→ **Records for the exercise**
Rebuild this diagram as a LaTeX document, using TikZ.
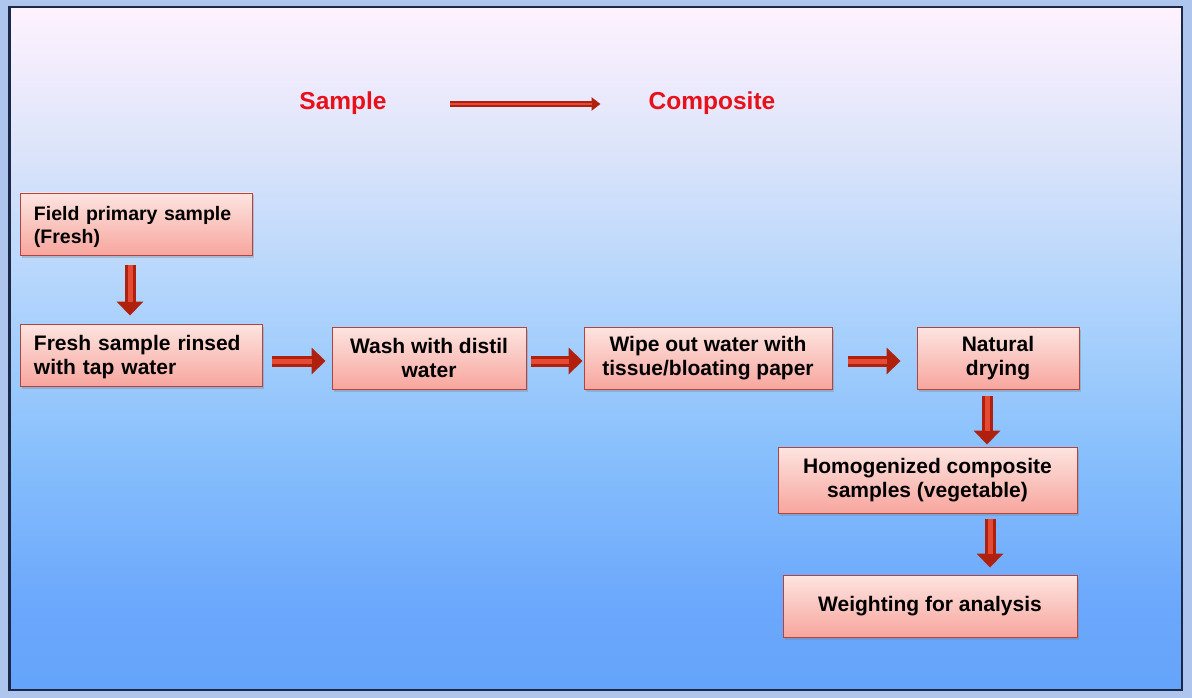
\documentclass[tikz,border=0pt]{standalone}
\usepackage{fontspec}
\setmainfont{Liberation Sans}
\usetikzlibrary{arrows.meta,shadows}
\definecolor{outerbg}{HTML}{AEC6EE}
\definecolor{frame}{HTML}{1C2848}
\definecolor{bgA}{HTML}{64A4FA}
\definecolor{bgB}{HTML}{6CA8FC}
\definecolor{bgC}{HTML}{88C0FC}
\definecolor{bgD}{HTML}{B0D4FC}
\definecolor{bgE}{HTML}{DCE4FA}
\definecolor{bgF}{HTML}{FFF2FE}
\definecolor{boxtop}{HTML}{FDE4E0}
\definecolor{boxbot}{HTML}{F7A69E}
\definecolor{boxline}{HTML}{B04440}
\definecolor{arrdark}{HTML}{B0200F}
\definecolor{arrlight}{HTML}{E44A34}
\definecolor{headred}{HTML}{E8101A}
\pgfdeclareverticalshading{bgshade}{100bp}{color(0bp)=(bgA); color(25bp)=(bgA); color(31.5bp)=(bgB); color(42.5bp)=(bgC); color(53.5bp)=(bgD); color(64.5bp)=(bgE); color(75bp)=(bgF); color(100bp)=(bgF)}
\tikzset{
  stepbox/.style={rectangle, draw=boxline, line width=0.9pt, top color=boxtop, bottom color=boxbot,
    drop shadow={shadow xshift=2pt, shadow yshift=-2.5pt, opacity=0.35},
    font=\fontsize{21}{24}\selectfont\bfseries, text=black, inner ysep=0pt},
  leftbox/.style={stepbox, align=left, inner xsep=14pt, minimum height=62pt},
  midbox/.style={stepbox, align=center, inner xsep=2pt},
  blockarrow/.style={line width=11pt, draw=arrdark, -{Triangle[width=26pt,length=14pt]},
    postaction={draw=arrlight, line width=5pt, shorten >=14pt, -}},
  headtext/.style={font=\fontsize{24.5}{28}\selectfont\bfseries, text=headred, inner sep=0pt},
  headarrow/.style={line width=5.5pt, draw=arrdark, -{Triangle[width=13pt,length=9pt]},
    postaction={draw=arrlight, line width=2pt, shorten >=9pt, -}}
}
\begin{document}
\begin{tikzpicture}[x=1pt,y=-1pt]
\fill[outerbg] (0,0) rectangle (1192,698);
\useasboundingbox (0,0) rectangle (1192,698);
\shade[shading=bgshade] (9.5,7) rectangle (1182,690);
\draw[frame, line width=2.5pt] (9.5,7) rectangle (1182,690);

\node[headtext] (s) at (343,103) {Sample};
\node[headtext] (c) at (712,103) {Composite};
\draw[headarrow] ([xshift=63pt,yshift=-1pt]s.east) -- ([xshift=-48pt,yshift=-1pt]c.west);

\node[leftbox, text width=204pt, font=\fontsize{19.5}{23}\selectfont\bfseries] (n1) at (136,224) {\rule{0pt}{20pt}Field primary sample\\(Fresh)};
\node[leftbox, text width=214pt] (n2) at (141,355) {\rule{0pt}{19.5pt}Fresh sample rinsed\\with tap water};
\node[midbox, minimum width=194pt, minimum height=62pt] (n3) at (429,358) {Wash with distil\\water};
\node[midbox, minimum width=248pt, minimum height=62pt] (n4) at (708,358) {Wipe out water with\\tissue/bloating paper};
\node[midbox, minimum width=162pt, minimum height=62pt] (n5) at (998,358) {Natural\\drying};
\node[midbox, minimum width=299pt, minimum height=66pt] (n6) at (927.5,480) {Homogenized composite\\samples (vegetable)};
\node[midbox, minimum width=294pt, minimum height=62pt] (n7) at (930,606) {Weighting for analysis};

\draw[blockarrow] ([xshift=-6pt,yshift=-10pt]n1.south) -- ([xshift=-11pt,yshift=8pt]n2.north);
\draw[blockarrow] ([xshift=10pt,yshift=-6pt]n2.east) -- ([xshift=-6pt,yshift=-3pt]n3.west);
\draw[blockarrow] ([xshift=5pt,yshift=-3pt]n3.east) -- ([xshift=-1pt,yshift=-3pt]n4.west);
\draw[blockarrow] ([xshift=16pt,yshift=-3pt]n4.east) -- ([xshift=-16pt,yshift=-3pt]n5.west);
\draw[blockarrow] ([xshift=-11pt,yshift=-7pt]n5.south) -- ([xshift=59.5pt,yshift=2pt]n6.north);
\draw[blockarrow] ([xshift=62.5pt,yshift=-6pt]n6.south) -- ([xshift=60pt,yshift=7pt]n7.north);
\end{tikzpicture}
\end{document}
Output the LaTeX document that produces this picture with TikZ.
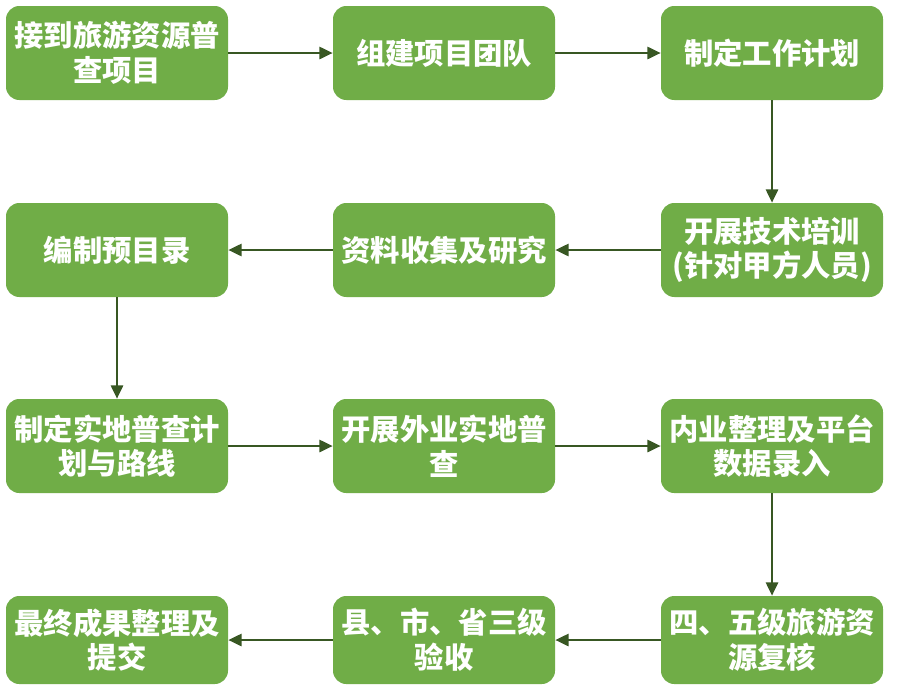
\documentclass[tikz,border=0pt]{standalone}
\usepackage{fontspec}
\newfontfamily\cjk{Noto Sans CJK SC}
\usetikzlibrary{arrows.meta, positioning}
\definecolor{boxgreen}{HTML}{70AD47}
\definecolor{arrowgreen}{HTML}{385723}

\begin{document}
\begin{tikzpicture}[x=0.75pt, y=-0.75pt,
    box/.style={fill=boxgreen, rounded corners=10pt, minimum width=166.5pt, minimum height=70.5pt, align=center, text=white, font=\cjk\bfseries\fontsize{22}{26}\selectfont},
    arrow/.style={-{Triangle[length=10pt, width=9pt]}, line width=2pt, draw=arrowgreen, fill=arrowgreen}
]
    \useasboundingbox[fill=white] (0,0) rectangle (898,686);

    % Row 1
    \node[box] (accept) at (117,53) {接到旅游资源普\\查项目};
    \node[box] (team) at (444,53) {组建项目团队};
    \node[box] (plan) at (772,53) {制定工作计划};

    % Row 2
    \node[box] (training) at (772,250) {开展技术培训\\(针对甲方人员)};
    \node[box] (research) at (444,250) {资料收集及研究};
    \node[box] (catalog) at (117,250) {编制预目录};

    % Row 3
    \node[box] (route) at (117,446) {制定实地普查计\\划与路线};
    \node[box] (field) at (444,446) {开展外业实地普\\查};
    \node[box] (entry) at (772,446) {内业整理及平台\\数据录入};

    % Row 4
    \node[box, minimum height=66pt] (review) at (772,640) {四、五级旅游资\\源复核};
    \node[box, minimum height=66pt] (check) at (444,640) {县、市、省三级\\验收};
    \node[box, minimum height=66pt] (submit) at (117,640) {最终成果整理及\\提交};

    % Flow
    \draw[arrow] (accept) -- (team);
    \draw[arrow] (team) -- (plan);
    \draw[arrow] (plan) -- (training);
    \draw[arrow] (training) -- (research);
    \draw[arrow] (research) -- (catalog);
    \draw[arrow] (catalog) -- (route);
    \draw[arrow] (route) -- (field);
    \draw[arrow] (field) -- (entry);
    \draw[arrow] (entry) -- (review);
    \draw[arrow] (review) -- (check);
    \draw[arrow] (check) -- (submit);
\end{tikzpicture}
\end{document}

→ **Exercise prompt**
Copy each line above where the string "with" occurs.

→ **Complete response**
\node[leftbox, text width=214pt] (n2) at (141,355) {\rule{0pt}{19.5pt}Fresh sample rinsed\\with tap water};
\node[midbox, minimum width=194pt, minimum height=62pt] (n3) at (429,358) {Wash with distil\\water};
\node[midbox, minimum width=248pt, minimum height=62pt] (n4) at (708,358) {Wipe out water with\\tissue/bloating paper};
Output the LaTeX document that produces this picture with TikZ.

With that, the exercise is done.